**INFORMATION PROVIDED**
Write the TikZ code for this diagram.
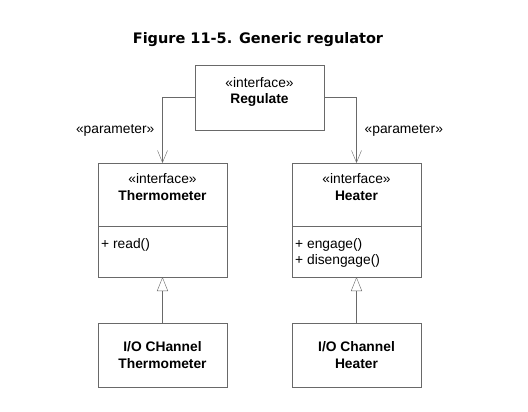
\documentclass[tikz,border=0pt]{standalone}
\usepackage{fontspec}
\setmainfont{Liberation Sans}
\newfontfamily\titlefont{DejaVu Sans}
\usetikzlibrary{arrows.meta,positioning}
\definecolor{linegray}{RGB}{105,105,105}

\begin{document}
\begin{tikzpicture}[
    x=1pt, y=-1pt,
    box/.style={rectangle, draw=linegray, minimum width=129pt, inner sep=0pt, outer sep=0pt},
    iobox/.style={box, minimum height=64pt, align=center,
                  font=\fontsize{13.8}{17}\selectfont\bfseries},
    txt/.style={align=center, inner sep=0pt, font=\fontsize{13.8}{16.5}\selectfont},
    ops/.style={align=left, inner sep=0pt, font=\fontsize{13.8}{16}\selectfont},
    lbl/.style={inner sep=0pt, font=\fontsize{13.8}{16}\selectfont},
    dep/.style={-{Straight Barb[length=12pt, width=10pt]}, draw=linegray},
    gen/.style={-{Triangle[open, length=14pt, width=11pt]}, draw=linegray}
]
\fill[white] (0,0) rectangle (528,412);
\useasboundingbox (0,0) rectangle (528,412);

% Title
\node[font={\titlefont\bfseries\fontsize{14.5}{17}\selectfont}] (title) at (258,40) {Figure 11-5. Generic regulator};

% Row 1: Regulate
\node[box, minimum height=65pt] (reg) at (259.5,97.5) {};
\node[txt, below=12pt of reg.north] (regname) {«interface»\\\textbf{Regulate}};

% Row 2: Thermometer and Heater interfaces
\node[box, minimum height=63pt] (therm) at (162.5,194.5) {};
\node[box, minimum height=51pt, below=0pt of therm] (thermops) {};
\node[txt, below=10.5pt of therm.north] (thermname) {«interface»\\\textbf{Thermometer}};
\node[ops, below right=12pt and 3pt of thermops.north west] (thermop) {+ read()};

\node[box, minimum height=63pt] (heat) at (356.5,194.5) {};
\node[box, minimum height=51pt, below=0pt of heat] (heatops) {};
\node[txt, below=10.5pt of heat.north] (heatname) {«interface»\\\textbf{Heater}};
\node[ops, below right=12pt and 3pt of heatops.north west] (heatop) {+ engage()\\+ disengage()};

% Row 3: I/O channel classes
\node[iobox] (iotherm) at (162.5,355) {I/O CHannel\\Thermometer};
\node[iobox] (ioheat) at (356.5,355) {I/O Channel\\Heater};

% Arrows
\draw[dep] (reg.west) -| node[lbl, pos=0.75, left=8pt] {«parameter»} (therm.north);
\draw[dep] (reg.east) -| node[lbl, pos=0.75, right=8pt] {«parameter»} (heat.north);
\draw[gen] (iotherm) -- (thermops);
\draw[gen] (ioheat) -- (heatops);
\end{tikzpicture}
\end{document}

**WHAT THE TASK ASKS**
Leave the pictures out and reproduce exactly the lines from the top of the listing above through the line with "(ioheat) at (356.5,355)".

**OUTPUT FOR THIS EXERCISE**
Write the TikZ code for this diagram.
\documentclass[tikz,border=0pt]{standalone}
\usepackage{fontspec}
\setmainfont{Liberation Sans}
\newfontfamily\titlefont{DejaVu Sans}
\usetikzlibrary{arrows.meta,positioning}
\definecolor{linegray}{RGB}{105,105,105}

\begin{document}
\begin{tikzpicture}[
    x=1pt, y=-1pt,
    box/.style={rectangle, draw=linegray, minimum width=129pt, inner sep=0pt, outer sep=0pt},
    iobox/.style={box, minimum height=64pt, align=center,
                  font=\fontsize{13.8}{17}\selectfont\bfseries},
    txt/.style={align=center, inner sep=0pt, font=\fontsize{13.8}{16.5}\selectfont},
    ops/.style={align=left, inner sep=0pt, font=\fontsize{13.8}{16}\selectfont},
    lbl/.style={inner sep=0pt, font=\fontsize{13.8}{16}\selectfont},
    dep/.style={-{Straight Barb[length=12pt, width=10pt]}, draw=linegray},
    gen/.style={-{Triangle[open, length=14pt, width=11pt]}, draw=linegray}
]
\fill[white] (0,0) rectangle (528,412);
\useasboundingbox (0,0) rectangle (528,412);

% Title
\node[font={\titlefont\bfseries\fontsize{14.5}{17}\selectfont}] (title) at (258,40) {Figure 11-5. Generic regulator};

% Row 1: Regulate
\node[box, minimum height=65pt] (reg) at (259.5,97.5) {};
\node[txt, below=12pt of reg.north] (regname) {«interface»\\\textbf{Regulate}};

% Row 2: Thermometer and Heater interfaces
\node[box, minimum height=63pt] (therm) at (162.5,194.5) {};
\node[box, minimum height=51pt, below=0pt of therm] (thermops) {};
\node[txt, below=10.5pt of therm.north] (thermname) {«interface»\\\textbf{Thermometer}};
\node[ops, below right=12pt and 3pt of thermops.north west] (thermop) {+ read()};

\node[box, minimum height=63pt] (heat) at (356.5,194.5) {};
\node[box, minimum height=51pt, below=0pt of heat] (heatops) {};
\node[txt, below=10.5pt of heat.north] (heatname) {«interface»\\\textbf{Heater}};
\node[ops, below right=12pt and 3pt of heatops.north west] (heatop) {+ engage()\\+ disengage()};

% Row 3: I/O channel classes
\node[iobox] (iotherm) at (162.5,355) {I/O CHannel\\Thermometer};
\node[iobox] (ioheat) at (356.5,355) {I/O Channel\\Heater};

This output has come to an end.